══ Material ══
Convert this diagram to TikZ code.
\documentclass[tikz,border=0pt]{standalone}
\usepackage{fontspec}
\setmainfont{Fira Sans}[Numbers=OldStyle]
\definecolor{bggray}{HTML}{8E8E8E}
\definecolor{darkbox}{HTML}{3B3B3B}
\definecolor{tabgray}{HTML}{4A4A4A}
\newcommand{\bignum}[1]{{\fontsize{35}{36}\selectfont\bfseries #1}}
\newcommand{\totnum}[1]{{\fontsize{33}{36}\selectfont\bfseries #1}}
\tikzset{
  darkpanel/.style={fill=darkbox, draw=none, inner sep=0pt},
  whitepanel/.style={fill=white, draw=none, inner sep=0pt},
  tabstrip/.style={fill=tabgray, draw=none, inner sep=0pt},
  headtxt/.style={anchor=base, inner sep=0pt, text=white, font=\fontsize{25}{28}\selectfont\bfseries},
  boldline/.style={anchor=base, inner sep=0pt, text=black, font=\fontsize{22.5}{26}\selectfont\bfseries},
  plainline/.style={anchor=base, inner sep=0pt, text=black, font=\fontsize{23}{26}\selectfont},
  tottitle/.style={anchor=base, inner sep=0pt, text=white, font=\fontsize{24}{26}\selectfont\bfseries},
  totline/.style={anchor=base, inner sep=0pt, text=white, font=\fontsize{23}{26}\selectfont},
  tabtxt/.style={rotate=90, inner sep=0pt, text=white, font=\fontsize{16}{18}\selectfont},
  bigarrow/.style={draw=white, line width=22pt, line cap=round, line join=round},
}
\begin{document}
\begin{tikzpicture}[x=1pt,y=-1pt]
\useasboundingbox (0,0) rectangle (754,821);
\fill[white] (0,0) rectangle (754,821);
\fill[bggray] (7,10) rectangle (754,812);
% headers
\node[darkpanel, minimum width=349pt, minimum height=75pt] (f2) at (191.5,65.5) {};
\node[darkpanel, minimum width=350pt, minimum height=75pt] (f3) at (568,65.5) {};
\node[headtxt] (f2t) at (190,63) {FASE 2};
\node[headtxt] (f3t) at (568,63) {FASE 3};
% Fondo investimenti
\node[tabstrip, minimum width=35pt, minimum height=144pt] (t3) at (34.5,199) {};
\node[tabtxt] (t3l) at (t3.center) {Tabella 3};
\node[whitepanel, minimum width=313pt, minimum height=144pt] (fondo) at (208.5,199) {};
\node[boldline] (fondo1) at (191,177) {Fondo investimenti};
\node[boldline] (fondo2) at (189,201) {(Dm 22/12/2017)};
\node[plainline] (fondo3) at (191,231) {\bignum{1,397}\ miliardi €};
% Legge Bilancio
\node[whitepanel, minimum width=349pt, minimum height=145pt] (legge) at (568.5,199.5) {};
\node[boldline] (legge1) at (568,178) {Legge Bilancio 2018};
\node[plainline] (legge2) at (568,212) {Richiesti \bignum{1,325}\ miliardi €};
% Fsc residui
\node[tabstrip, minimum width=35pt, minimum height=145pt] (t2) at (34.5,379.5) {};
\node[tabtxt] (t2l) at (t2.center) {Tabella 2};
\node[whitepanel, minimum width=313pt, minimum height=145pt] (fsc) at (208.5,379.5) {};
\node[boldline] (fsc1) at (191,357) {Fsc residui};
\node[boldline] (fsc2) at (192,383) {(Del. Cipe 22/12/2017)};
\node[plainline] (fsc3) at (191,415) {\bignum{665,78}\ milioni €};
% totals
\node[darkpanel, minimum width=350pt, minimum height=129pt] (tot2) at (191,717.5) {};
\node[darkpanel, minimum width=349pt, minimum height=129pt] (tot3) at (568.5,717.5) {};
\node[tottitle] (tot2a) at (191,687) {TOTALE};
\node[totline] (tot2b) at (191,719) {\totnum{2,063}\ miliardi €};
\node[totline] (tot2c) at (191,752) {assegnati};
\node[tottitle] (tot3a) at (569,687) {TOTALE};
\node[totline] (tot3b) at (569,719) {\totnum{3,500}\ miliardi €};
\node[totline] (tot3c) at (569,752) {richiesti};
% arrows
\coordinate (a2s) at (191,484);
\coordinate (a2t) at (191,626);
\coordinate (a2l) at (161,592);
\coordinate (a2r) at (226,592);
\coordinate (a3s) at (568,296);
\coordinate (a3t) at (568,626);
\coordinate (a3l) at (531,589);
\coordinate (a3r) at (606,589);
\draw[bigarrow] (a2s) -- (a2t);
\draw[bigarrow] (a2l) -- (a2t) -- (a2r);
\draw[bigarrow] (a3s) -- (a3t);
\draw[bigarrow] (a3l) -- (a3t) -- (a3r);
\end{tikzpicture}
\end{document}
═══
What is being asked.
Return the whole listing exactly.

Response to this exercise.
Convert this diagram to TikZ code.
\documentclass[tikz,border=0pt]{standalone}
\usepackage{fontspec}
\setmainfont{Fira Sans}[Numbers=OldStyle]
\definecolor{bggray}{HTML}{8E8E8E}
\definecolor{darkbox}{HTML}{3B3B3B}
\definecolor{tabgray}{HTML}{4A4A4A}
\newcommand{\bignum}[1]{{\fontsize{35}{36}\selectfont\bfseries #1}}
\newcommand{\totnum}[1]{{\fontsize{33}{36}\selectfont\bfseries #1}}
\tikzset{
  darkpanel/.style={fill=darkbox, draw=none, inner sep=0pt},
  whitepanel/.style={fill=white, draw=none, inner sep=0pt},
  tabstrip/.style={fill=tabgray, draw=none, inner sep=0pt},
  headtxt/.style={anchor=base, inner sep=0pt, text=white, font=\fontsize{25}{28}\selectfont\bfseries},
  boldline/.style={anchor=base, inner sep=0pt, text=black, font=\fontsize{22.5}{26}\selectfont\bfseries},
  plainline/.style={anchor=base, inner sep=0pt, text=black, font=\fontsize{23}{26}\selectfont},
  tottitle/.style={anchor=base, inner sep=0pt, text=white, font=\fontsize{24}{26}\selectfont\bfseries},
  totline/.style={anchor=base, inner sep=0pt, text=white, font=\fontsize{23}{26}\selectfont},
  tabtxt/.style={rotate=90, inner sep=0pt, text=white, font=\fontsize{16}{18}\selectfont},
  bigarrow/.style={draw=white, line width=22pt, line cap=round, line join=round},
}
\begin{document}
\begin{tikzpicture}[x=1pt,y=-1pt]
\useasboundingbox (0,0) rectangle (754,821);
\fill[white] (0,0) rectangle (754,821);
\fill[bggray] (7,10) rectangle (754,812);
% headers
\node[darkpanel, minimum width=349pt, minimum height=75pt] (f2) at (191.5,65.5) {};
\node[darkpanel, minimum width=350pt, minimum height=75pt] (f3) at (568,65.5) {};
\node[headtxt] (f2t) at (190,63) {FASE 2};
\node[headtxt] (f3t) at (568,63) {FASE 3};
% Fondo investimenti
\node[tabstrip, minimum width=35pt, minimum height=144pt] (t3) at (34.5,199) {};
\node[tabtxt] (t3l) at (t3.center) {Tabella 3};
\node[whitepanel, minimum width=313pt, minimum height=144pt] (fondo) at (208.5,199) {};
\node[boldline] (fondo1) at (191,177) {Fondo investimenti};
\node[boldline] (fondo2) at (189,201) {(Dm 22/12/2017)};
\node[plainline] (fondo3) at (191,231) {\bignum{1,397}\ miliardi €};
% Legge Bilancio
\node[whitepanel, minimum width=349pt, minimum height=145pt] (legge) at (568.5,199.5) {};
\node[boldline] (legge1) at (568,178) {Legge Bilancio 2018};
\node[plainline] (legge2) at (568,212) {Richiesti \bignum{1,325}\ miliardi €};
% Fsc residui
\node[tabstrip, minimum width=35pt, minimum height=145pt] (t2) at (34.5,379.5) {};
\node[tabtxt] (t2l) at (t2.center) {Tabella 2};
\node[whitepanel, minimum width=313pt, minimum height=145pt] (fsc) at (208.5,379.5) {};
\node[boldline] (fsc1) at (191,357) {Fsc residui};
\node[boldline] (fsc2) at (192,383) {(Del. Cipe 22/12/2017)};
\node[plainline] (fsc3) at (191,415) {\bignum{665,78}\ milioni €};
% totals
\node[darkpanel, minimum width=350pt, minimum height=129pt] (tot2) at (191,717.5) {};
\node[darkpanel, minimum width=349pt, minimum height=129pt] (tot3) at (568.5,717.5) {};
\node[tottitle] (tot2a) at (191,687) {TOTALE};
\node[totline] (tot2b) at (191,719) {\totnum{2,063}\ miliardi €};
\node[totline] (tot2c) at (191,752) {assegnati};
\node[tottitle] (tot3a) at (569,687) {TOTALE};
\node[totline] (tot3b) at (569,719) {\totnum{3,500}\ miliardi €};
\node[totline] (tot3c) at (569,752) {richiesti};
% arrows
\coordinate (a2s) at (191,484);
\coordinate (a2t) at (191,626);
\coordinate (a2l) at (161,592);
\coordinate (a2r) at (226,592);
\coordinate (a3s) at (568,296);
\coordinate (a3t) at (568,626);
\coordinate (a3l) at (531,589);
\coordinate (a3r) at (606,589);
\draw[bigarrow] (a2s) -- (a2t);
\draw[bigarrow] (a2l) -- (a2t) -- (a2r);
\draw[bigarrow] (a3s) -- (a3t);
\draw[bigarrow] (a3l) -- (a3t) -- (a3r);
\end{tikzpicture}
\end{document}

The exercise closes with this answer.